For all his intellectual fire power and encyclopedic knowledge, Dad could be quite emotional, especially when listening to music. When we moved to Scarborough Road in 1960, he bought a Braun stereo and built a cabinet in the dining room to house it. He couldn’t play a musical instrument but, boy, could he play that stereo. He started buying albums – folk, pop, musicals, French Canadian chansons, Newfoundland sea shanties, union anthems, Paul Robeson spirituals – and playing them over and over and over. Chris once asked Mom why Dad did that. “He wants to learn the words.” Well, we certainly did, by osmosis. I have been known to wake the neighbourhood belting out “Hold the fort for we are coming, union men be strong” on my way home late on a Saturday night. To this day, I can sing along to every song from every album he ever subjected us to. When Dad lived with Jim and me in Peterborough for a year, he discovered YouTube and became so fixated on Puff the Magic Dragon, I had to close his bedroom door.
We had a lot of adventures with Dad, usually history themed. Not one to sun on the beach, he packed us into the car and took us to Fort Henry, Upper Canada Village, Ste. Marie Among the Hurons, down to the new city hall to see the Henry Moore. We sailed across the Atlantic to England on the Empress of Canada for his sabbatical year and came home with East Ender accents. Dad was intoxicated by Canada’s centennial and took us to Expo 67 one weekend. He turned me into a Canadian nationalist keen to learn French and travel this fair land.
Dad was an avid photographer like his mother Lillian. Her photos – taken with a little Brownie – of her six children fill the memoir he wrote of growing up in Burlington. Likewise, he took thousands of photos of us growing up, leaving us a precious record of our lives. I, too, caught the bug after Nana bought me a box Brownie when I was 10 and my parents, a Canon camera when I was 21. After we left the nest, Dad focused his lens on poppies, snowfalls and Saskatchewan dirt roads and turned the images into stunning Christmas cards.
After Babs died, Dad didn’t go hungry. He shopped for groceries, taught himself to make beef stew and onion soup, and derived immense satisfaction serving guests cheese melts over heirloom tomatoes. He confessed to licking his bowl. “No one can see me,” he protested.
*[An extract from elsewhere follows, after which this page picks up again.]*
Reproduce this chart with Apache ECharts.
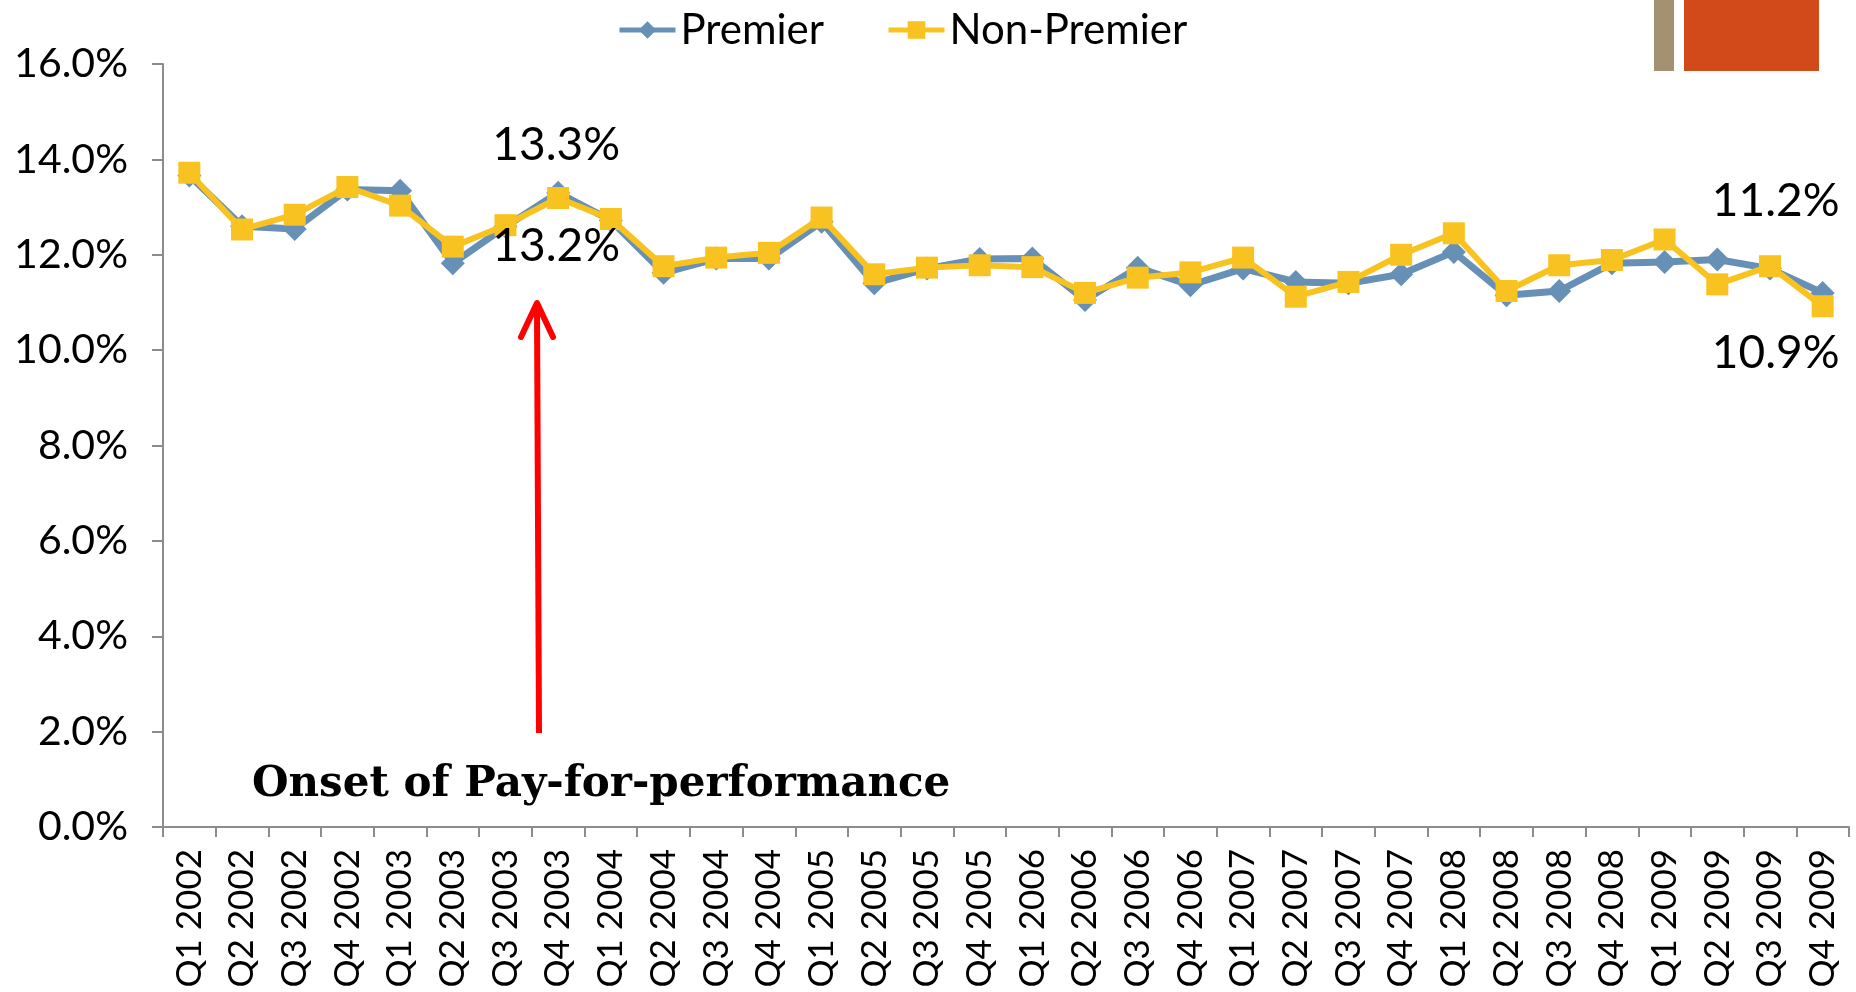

He liked a good laugh. I just had to say “fart” and he cracked up. Mom called it “your father’s sense of humour.” He loved sipping a scotch with friends on the back porch, if not commanding the podium, vying to get a word in edgewise.
Dad was never bored. When he could no longer hop in his car and explore the back roads of Ontario, reading offered him an endless road into other worlds. “Reading has saved my life.”
When his short-term memory began to falter, Nurse Angel (yes) would grill him with simple questions to see how sharp he was.
How old are you, Ken? Who wants to know?
What’s your address? Why do you ask?
When’s your birthday? None of your business.
What year is it? Don’t you know?
Ken, are you a beer man or do you like wine? Maybe you’re a whiskey drinker, or prefer gin? Yes
His caregivers adored him. They called him a gentleman and enjoyed his sly humour.
Dad did admit “life is an ass” when he didn’t have the strength to dress himself. But he rarely complained. Growing old was his stage in life. He was grateful.
At Ed’s Hospice, he said a few things that were clearly drug induced but fitting from a departing man. “I can’t find my wings.” “I can’t do up my laces.” “I am a blue star.” A friend noticed a blue light low in the night sky recently. I like to imagine that blue star watching over us and wishing us to fare well.